Zurück geht es für uns zum Wohnmobil, die Hunde bleiben dort, und wir gehen hinüber in Richtung des ersten Restaurants. Dort halten wir Ausschau nach dem jungen Mann und sofort taucht dieser quasi aus dem Nichts auf. Wir sagen, dass wir doch auf einen Tee verabredet sind, und so bittet er uns hinauf auf die Dachterrasse des kargen Restaurants. Hier setzen wir uns zu dritt an einen Tisch und warten auf den Tee. Dann beginnen wir uns in einem Französisch-Englisch-Deutsch Kauderwelsch zu unterhalten. Er erzählt, dass es in Telouet schwierig ist Geld zu verdienen, da die Landwirtschaft durch die steigende Hitze nur noch wenig abwirft und im Ort keine Industrie- oder Produktionsbetriebe vorhanden sind. Zudem macht auch in Marokko die steigende Inflation die notwendigen Lebensmittel teurer, so dass es schwierig ist, eine Familie zu gründen.
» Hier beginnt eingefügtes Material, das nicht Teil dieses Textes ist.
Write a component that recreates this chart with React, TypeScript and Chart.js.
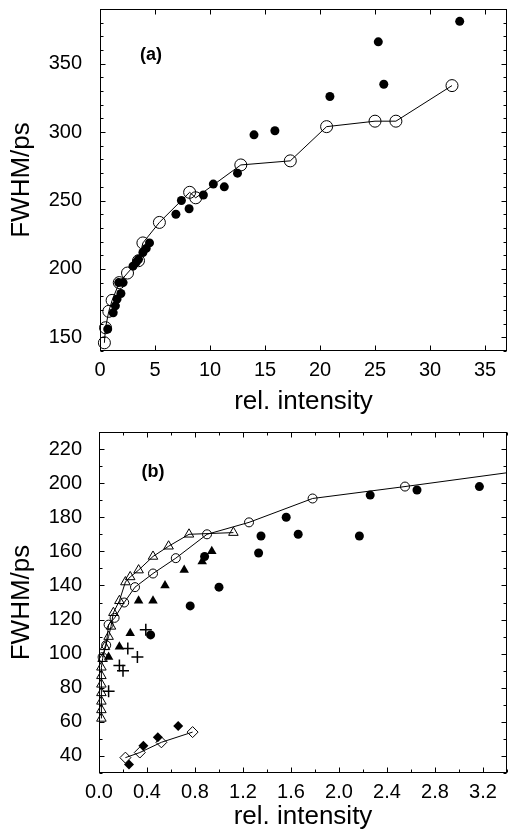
import React, { useEffect, useRef } from 'react';
import { Chart, registerables } from 'chart.js';

Chart.register(...registerables);

const FONT = '"Liberation Sans", Arial, Helvetica, sans-serif';

// ---------- Panel (a) ----------
const aXTicks = [0, 5, 10, 15, 20, 25, 30, 35];
const aYTicks = [150, 200, 250, 300, 350];
const aOpenX = [0.4, 0.5, 0.8, 1.1, 1.75, 2.5, 3.5, 3.9, 5.4, 8.15, 8.7, 12.8, 17.3, 20.6, 25.0, 26.9, 32.0];
const aOpenY = [146, 157, 169, 177, 190, 197, 206, 219, 234, 256, 252, 276, 279, 304, 308, 308, 334];
const aFillX = [0.7, 1.2, 1.4, 1.55, 1.7, 1.9, 2.1, 3.0, 3.3, 3.5, 3.9, 4.2, 4.5, 6.9, 7.4, 8.1, 9.4, 10.3, 11.3, 12.5, 14.0, 15.9, 20.9, 25.3, 25.8, 32.7];
const aFillY = [156, 168, 173, 178, 190, 182, 190, 202, 205, 207, 212, 215, 219, 240, 250, 244, 254, 262, 260, 270, 298, 301, 326, 366, 335, 381];

// ---------- Panel (b) ----------
const bXTicks = [0, 0.4, 0.8, 1.2, 1.6, 2.0, 2.4, 2.8, 3.2];
const bYTicks = [40, 60, 80, 100, 120, 140, 160, 180, 200, 220];
const bOpenCircX = [0.03, 0.06, 0.08, 0.13, 0.21, 0.3, 0.45, 0.64, 0.9, 1.25, 1.78, 2.55, 3.6];
const bOpenCircY = [98, 105, 117, 121, 130, 139, 147, 156, 170, 177, 191, 198, 208];
const bOpenTriX = [0.02, 0.02, 0.02, 0.02, 0.02, 0.02, 0.02, 0.03, 0.05, 0.08, 0.1, 0.12, 0.17, 0.22, 0.26, 0.33, 0.45, 0.58, 0.75, 1.12];
const bOpenTriY = [62, 67, 72, 77, 82, 87, 92, 97, 104, 110, 116, 124, 131, 142, 145, 149, 157, 163, 170, 171];
const bFillTriX = [0.08, 0.17, 0.26, 0.33, 0.45, 0.55, 0.71, 0.86, 0.94];
const bFillTriY = [98, 104, 112, 131, 131, 140, 149, 154, 160];
const bFillCircX = [0.43, 0.76, 0.88, 1.0, 1.33, 1.35, 1.56, 1.66, 2.17, 2.26, 2.65, 3.17];
const bFillCircY = [111, 128, 157, 139, 159, 169, 180, 170, 169, 193, 196, 198];
const bPlusX = [0.08, 0.17, 0.2, 0.24, 0.32, 0.39];
const bPlusY = [78, 93, 90, 103, 98, 114];
const bFillDiaX = [0.25, 0.37, 0.49, 0.66];
const bFillDiaY = [35, 46, 51, 57.5];
const bOpenDiaX = [0.22, 0.34, 0.52, 0.78];
const bOpenDiaY = [39, 42, 48, 54];

const zip = (xs: number[], ys: number[]) => xs.map((x, i) => ({ x, y: ys[i] }));

const framePlugin = {
  id: 'frame',
  afterDraw(chart: any, _args: any, opts: any) {
    const { ctx, chartArea: a, scales } = chart;
    const xs = scales.x;
    const ys = scales.y;
    ctx.save();
    ctx.strokeStyle = '#000';
    ctx.lineWidth = 1;
    const L = Math.round(a.left) + 0.5;
    const R = Math.round(a.right) - 0.5;
    const T = Math.round(a.top) + 0.5;
    const B = Math.round(a.bottom) - 0.5;
    ctx.strokeRect(L, T, R - L, B - T);
    const vals = (min: number, max: number, step: number) => {
      const out: number[] = [];
      for (let k = Math.ceil(min / step - 1e-9); k * step <= max + 1e-9; k++) out.push(k * step);
      return out;
    };
    ctx.beginPath();
    const xMinor = opts.xMinor ? vals(xs.min, xs.max, opts.xMinor) : [];
    const yMinor = opts.yMinor ? vals(ys.min, ys.max, opts.yMinor) : [];
    const drawX = (v: number, len: number) => {
      const p = Math.round(xs.getPixelForValue(v)) + 0.5;
      ctx.moveTo(p, B); ctx.lineTo(p, B - len);
      ctx.moveTo(p, T); ctx.lineTo(p, T + len);
    };
    const drawY = (v: number, len: number) => {
      const p = Math.round(ys.getPixelForValue(v)) + 0.5;
      ctx.moveTo(L, p); ctx.lineTo(L + len, p);
      ctx.moveTo(R, p); ctx.lineTo(R - len, p);
    };
    xMinor.forEach((v) => drawX(v, 3));
    yMinor.forEach((v) => drawY(v, 3));
    opts.xMajor.forEach((v: number) => drawX(v, 5));
    opts.yMajor.forEach((v: number) => drawY(v, 5));
    ctx.stroke();
    ctx.fillStyle = '#000';
    ctx.font = `bold 18px ${FONT}`;
    ctx.textAlign = 'center';
    ctx.textBaseline = 'middle';
    ctx.fillText(opts.label, a.left + opts.lx, a.top + opts.ly);
    ctx.restore();
  },
};

const noPad = (s: any) => {
  s.paddingTop = 0;
  s.paddingBottom = 0;
  s.paddingLeft = 0;
  s.paddingRight = 0;
};

function baseOptions(p: any) {
  return {
    animation: false,
    responsive: false,
    events: [],
    layout: { autoPadding: false, padding: { top: p.padTop, right: 1, left: 0, bottom: 0 } },
    plugins: {
      legend: { display: false },
      tooltip: { enabled: false },
      frame: p.frame,
    },
    scales: {
      x: {
        type: 'linear',
        min: p.xMin,
        max: p.xMax,
        grid: { display: false, drawTicks: false },
        border: { display: false },
        afterBuildTicks: (s: any) => { s.ticks = p.xTicks.map((v: number) => ({ value: v })); },
        afterFit: (s: any) => { s.height = p.xHeight; noPad(s); },
        ticks: {
          padding: 7,
          autoSkip: false,
          maxRotation: 0,
          color: '#000',
          font: { family: FONT, size: 20 },
          callback: p.xFmt,
        },
        title: {
          display: true,
          text: 'rel. intensity',
          color: '#000',
          font: { family: FONT, size: 26 },
          padding: { top: 0, bottom: p.xTitlePad },
        },
      },
      y: {
        type: 'linear',
        min: p.yMin,
        max: p.yMax,
        grid: { display: false, drawTicks: false },
        border: { display: false },
        afterBuildTicks: (s: any) => { s.ticks = p.yTicks.map((v: number) => ({ value: v })); },
        afterFit: (s: any) => { s.width = p.yWidth; noPad(s); },
        ticks: {
          padding: p.yTickPad,
          autoSkip: false,
          color: '#000',
          font: { family: FONT, size: 20 },
          callback: (v: any) => String(v),
        },
        title: {
          display: true,
          text: 'FWHM/ps',
          color: '#000',
          font: { family: FONT, size: 26 },
          padding: { top: 6, bottom: 0 },
        },
      },
    },
  };
}

function topConfig(): any {
  return {
    type: 'scatter',
    data: {
      datasets: [
        {
          data: zip(aOpenX, aOpenY),
          showLine: true,
          borderColor: '#000',
          borderWidth: 1,
          pointStyle: 'circle',
          pointRadius: 6,
          pointBorderWidth: 1,
          pointBorderColor: '#000',
          pointBackgroundColor: 'rgba(0,0,0,0)',
          clip: false,
        },
        {
          data: zip(aFillX, aFillY),
          showLine: false,
          pointStyle: 'circle',
          pointRadius: 4.5,
          pointBorderWidth: 0,
          pointBackgroundColor: '#000',
          pointBorderColor: '#000',
          clip: false,
        },
      ],
    },
    options: baseOptions({
      padTop: 9,
      xMin: 0, xMax: 37, yMin: 140, yMax: 390,
      xTicks: aXTicks, yTicks: aYTicks,
      xHeight: 69, yWidth: 100, yTickPad: 18, xTitlePad: 3,
      xFmt: (v: any) => String(v),
      frame: { xMajor: aXTicks, yMajor: aYTicks, xMinor: 0, yMinor: 10, label: '(a)', lx: 51, ly: 46 },
    }),
    plugins: [framePlugin],
  };
}

function bottomConfig(): any {
  const open = { pointBorderColor: '#000', pointBackgroundColor: 'rgba(0,0,0,0)', pointBorderWidth: 1 };
  const fill = { pointBorderColor: '#000', pointBackgroundColor: '#000', pointBorderWidth: 0 };
  return {
    type: 'scatter',
    data: {
      datasets: [
        {
          data: zip(bOpenCircX, bOpenCircY), showLine: true, borderColor: '#000', borderWidth: 1,
          pointStyle: 'circle', pointRadius: 4.5, ...open,
          clip: { left: 10, top: 10, bottom: 10, right: 0 },
        },
        {
          data: zip(bOpenTriX, bOpenTriY), showLine: true, borderColor: '#000', borderWidth: 1,
          pointStyle: 'triangle', pointRadius: 5.5, ...open, clip: false,
        },
        { data: zip(bFillTriX, bFillTriY), showLine: false, pointStyle: 'triangle', pointRadius: 5.5, ...fill, clip: false },
        { data: zip(bFillCircX, bFillCircY), showLine: false, pointStyle: 'circle', pointRadius: 4.5, ...fill, clip: false },
        {
          data: zip(bPlusX, bPlusY), showLine: false, pointStyle: 'cross', pointRadius: 6,
          pointBorderColor: '#000', pointBorderWidth: 1.5, clip: false,
        },
        { data: zip(bFillDiaX, bFillDiaY), showLine: false, pointStyle: 'rectRot', pointRadius: 5, ...fill, clip: false },
        {
          data: zip(bOpenDiaX, bOpenDiaY), showLine: true, borderColor: '#000', borderWidth: 1,
          pointStyle: 'rectRot', pointRadius: 5.5, ...open, clip: false,
        },
      ],
    },
    options: baseOptions({
      padTop: 12,
      xMin: 0, xMax: 3.4, yMin: 30, yMax: 230,
      xTicks: bXTicks, yTicks: bYTicks,
      xHeight: 59, yWidth: 99, yTickPad: 17, xTitlePad: 0,
      xFmt: (v: any) => Number(v).toFixed(1),
      frame: { xMajor: bXTicks, yMajor: bYTicks, xMinor: 0.2, yMinor: 10, label: '(b)', lx: 54, ly: 40 },
    }),
    plugins: [framePlugin],
  };
}

function Panel({ make, top, height }: { make: () => any; top: number; height: number }) {
  const ref = useRef<HTMLCanvasElement>(null);
  useEffect(() => {
    const chart = new Chart(ref.current as HTMLCanvasElement, make());
    return () => chart.destroy();
  }, []);
  return (
    <canvas
      ref={ref}
      width={508}
      height={height}
      style={{ position: 'absolute', left: 0, top, width: 508, height, display: 'block' }}
    />
  );
}

export default function App() {
  return (
    <div style={{ position: 'absolute', left: 0, top: 0, width: 508, height: 832, background: '#fff' }}>
      <Panel make={topConfig} top={0} height={420} />
      <Panel make={bottomConfig} top={420} height={412} />
    </div>
  );
}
Seine Frau und er würden am 23. Dezember ihre erste Tochter namens "Aya" erwarten, würden es aber dann wahrscheinlich bei einem Kind belassen, da die Schul- und Ausbildungskosten (Kleidung, Bücher usw.) für eine normale marokkanische Familie schwierig aufzubringen sind. Er versucht derzeit sein Geld entweder als Touristenführer oder als Akquisiteur für das Restaurant zu verdienen. Am wöchentlichen Markttag würde das wohl ganz gut funktionieren. Tja und was denkt man dann als verwöhnter Deutscher ohne finanzielle Probleme. Wie schaffen die das, wie funktioniert das überhaupt? Zum Abschluß bezahlen wir ihn für seine Bemühungen und den Tee, tauschen unsere Namen und Telefonnummern aus und machen ein gemeinsames Foto. Sein Name ist Jawad, er ist Berber und so bekommen wir am nächsten Tag auch das passende Foto von ihm. Im Gegenzug bittet er um Bilder von unserer Reise.

 

Also wenn Ihr mal in Telouet vorbeikommt, haltet an, besichtigt die Kasbah und übernachtet ruhig auf dem Dorfplatz. Die Leute freuen sich darüber, und vielleicht lädt Euch ja dann Jawad auch auf einen Tee oder einen selbstgekochten (also seine Frau) Couscous ein.